Lesson #5 Be aware of the overconfidence of experts
Expert advice is like a bright light. It’s useful when pointed in the right direction. Otherwise, it could blind you completely. The coronavirus pandemic offers both leaders and citizens three lessons on how to make use of expert advice.
- Experts are often wrong, especially about the future. They also contradict each other, whether it’s about masks or surface cleaning or death rates. Different experts keep saying different things and in some cases the same expert said different things.
- Most experts don’t get the first lesson. They see how it applies to others but they don’t see how it applies to themselves. Before the pandemic strikes, authorities like WHO could have been quite candid about what they didn’t know. But when the widespread panic set in, they had a hard time admitting ‘we don’t know’.
- Knowledge is different from wisdom. Most experts work in silos and their overconfidence in what they do often leaks, causing them to shut out everything outside their belief system. Experts have their place. But sometimes they need to be put in their place.
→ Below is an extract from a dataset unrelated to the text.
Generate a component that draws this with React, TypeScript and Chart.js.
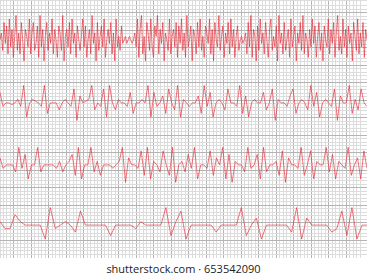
import React, { useEffect, useRef } from "react";
import { Chart, registerables } from "chart.js";

Chart.register(...registerables);

// Signal amplitudes (mm, positive = up) for the four ECG-like strips
const trace1: number[] = [0,2,-3,5,-1,4,-4,6,-2,3,-5,1,7,-3,2,-4,5,0,-6,3,1,-2,6,-4,2,5,-3,-1,4,-5,7,-2,3,-6,1,5,-3,2,-1,6,-4,3,0,-5,4,2,-3,7,-6,1,3,-2,5,-4,6,-1,2,-5,4,0,-3,1,6,-2,4,-5,0,3,-4,7,-1,2,-6,5,-3,1,4,-2,6,-5,0,3,-1,5,-4,2,-6,6,-2,1,-3,4,-1,0,1,-1,0,1,0,-1,0,2,-2,6,-5,3,7,-4,1,-6,5,2,-3,6,-2,-5,4,1,7,-4,3,-1,5,-6,2,0,-3,6,-4,1,3,-2,5,-5,4,-1,6,-3,2,-5,7,-2,0,4,-6,3,1,-4,5,-2,6,-3,1,-5,4,2,-1,6,-4,3,-6,5,0,-2,7,-3,1,4,-5,2,-1,5,-4,6,-2,3,-5,1,4,-3,0,1,-1,0,2,-4,5,-2,7,-5,3,1,-6,4,-3,6,-1,2,-4,5,0,-5,3,6,-3,1,-2,4,-6,7,-1,2,-4,5,-3,0,3,-5,6,-2,1,4,-6,2,-1,5,-3,7,-4,2,0,-5,3,-2,6,-1,4,-5,1,5,-3,2,-6,4,0,-2,6,-4,3,-1,5,-5,2,7,-3,1,-4,6,-2,3,-5,4,-1,2,-6,5,1,-3,6,-4,2,-2,5,-5,3,0];
const trace2: number[] = [3,-1,0,0,-0.5,0,1,-1,5,-4,0,1,0.5,0,-1,5,-3,0,0,0,-2,0,1,0,-1,4,-5,2,0,0.5,1,5,-2,0,-1,4,-4,5,0,-2,1,0,0,-1,3,-3,0,0,1,0,5,-4,3,-1,0,2,-3,4,0,-2,5,-4,1,0,-1,0,0,2,-3,5,-1,3,-4,0,1,0,-2,4,0,0,-1,5,-3,2,-4,0,1,0,0,3,-2,0,4,-5,1,0,0,-1,2,4,-3,0,1,0,-2,5,-1,3,-4,0,1,0,-1,4,-5,2,0,0,5,-3,1,-2,4,0,-1];
const trace3: number[] = [2,-1,0,0,0,-2,5,-1,3,-4,0,0,5,-2,0,0,0,0,-1,1,-2,0,1,3,-3,5,-4,0,0,5,-2,1,-3,0,0,0,-1,0,1,5,-5,2,0,0,-1,4,-3,5,-4,1,0,-2,4,0,-3,5,-5,0,1,-2,3,-1,5,-4,0,0,-1,4,-3,2,0,5,-4,3,-5,1,0,0,-2,5,-1,0,3,-4,5,-2,0,0,1,-3,4,-5,2,0,0,-1,5,-3,0,4,-4,1,0,0,5,-2,3,-4,1,0,-1,5,-3,0,2,-4,4,-1];
const trace4: number[] = [1,-1,-1,3,1,0,0,0,0,-4,5,-1,0,1,0,-2,4,0,0,0,0,0,-3,0,0,0,0,-1,1,0,0,0,0,5,-3,1,4,-4,0,0,0,0,0,-2,0,0,0,0,5,-3,0,2,-4,0,0,0,0,0,-2,5,-4,2,0,0,0,0,-2,-1,4,-3,5,-4,0,0];

// Baseline (mm from bottom) for each strip
const baselines: number[] = [62.3, 44.3, 26.6, 9.4];
const traces: number[][] = [trace1, trace2, trace3, trace4];

const X_MIN = -4;
const X_MAX = 100.86;
const Y_MAX = 73.7;

export default function App() {
  const ref = useRef<HTMLCanvasElement | null>(null);

  useEffect(() => {
    if (!ref.current) return;
    const datasets = traces.map((vals, k) => ({
      data: vals.map((v, i) => ({
        x: X_MIN + (i * (X_MAX - X_MIN)) / (vals.length - 1),
        y: baselines[k] + v,
      })),
      borderColor: "rgba(228, 40, 52, 0.8)",
      borderWidth: 0.8,
      pointRadius: 0,
      tension: 0,
      fill: false,
    }));
    const gridColor = (ctx: any) =>
      Math.round(ctx.tick.value) % 5 === 0 ? "#b4b4b4" : "#dcdcdc";
    const chart = new Chart(ref.current, {
      type: "line",
      data: { datasets },
      options: {
        animation: false,
        responsive: false,
        devicePixelRatio: 1,
        layout: { padding: 0 },
        plugins: { legend: { display: false }, tooltip: { enabled: false } },
        scales: {
          x: {
            type: "linear",
            min: X_MIN,
            max: X_MAX,
            ticks: { display: false, stepSize: 1, autoSkip: false, maxTicksLimit: 1000 },
            grid: { color: gridColor, lineWidth: 1, drawTicks: false },
            border: { display: false },
          },
          y: {
            type: "linear",
            min: 0,
            max: Y_MAX,
            ticks: { display: false, stepSize: 1, autoSkip: false, maxTicksLimit: 1000 },
            grid: { color: gridColor, lineWidth: 1, drawTicks: false },
            border: { display: false },
          },
        },
      },
    });
    return () => chart.destroy();
  }, []);

  return (
    <div
      style={{
        position: "fixed",
        left: 0,
        top: 0,
        width: 367,
        height: 280,
        background: "#fff",
      }}
    >
      <canvas ref={ref} width={367} height={258} style={{ display: "block" }} />
      <div
        style={{
          position: "absolute",
          left: 0,
          top: 261,
          width: 367,
          textAlign: "center",
          fontFamily: "'Open Sans', sans-serif",
          fontSize: 11,
          color: "#222",
          lineHeight: "15px",
        }}
      >
        shutterstock.com · 653542090
      </div>
    </div>
  );
}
Lesson #6 Take traditional media cautiously
Even in the widespread panic, there were a few glimpses of positivity in the mainstream media. Still the incentives of the media to instill fear into the public loomed large. If there’s one thing we learnt about the mainstream media, it’s that we don’t have to be carried along by fear mongering, which can change from week to week, or day to day even. People could see that hospitals were not overrun, in fact many were mostly empty. The ventilators were not running out and healthcare workers were not dying for the lack of protective equipment. And the president wasn’t cutting testing to hide the second wave of deaths. To fortify ourselves against the pandemic, that might remain a threat for a foreseeable future, we may just need to take everything from the media with a grain of salt.
Lesson #7 Make social media accountable
Content on social media platforms stirred up panic even more. But so did the platforms themselves. Facebook and YouTube validated official opinion and censored unapproved opinion even from genuine experts. Rather than providing open platforms for debate, they’ve become creepy protectors of the party line.
There’s one suggestion though that could help. Facebook, Twitter and other big players enjoy the legal status of neutral platforms. In this way, they’re like AT&T and Verizon, they’re not responsible for third-party content, so they can’t be held liable for any third-party commitments. If they are really neutral, that would have been fair. But they were not treating posts and tweets, the way AT&T and Verizon were treating phone calls. We’ve seen that over and over again.
So it turns out these firms have to make a choice: either act like neutral platforms and allow anyone to post anything that’s legal or lose the legal privilege of being treated like one. In the latter case, they would be treated like publishers, legally liable for everything that’s posted on their platforms. It seems quite obvious they’d prefer the advantage of neutrality.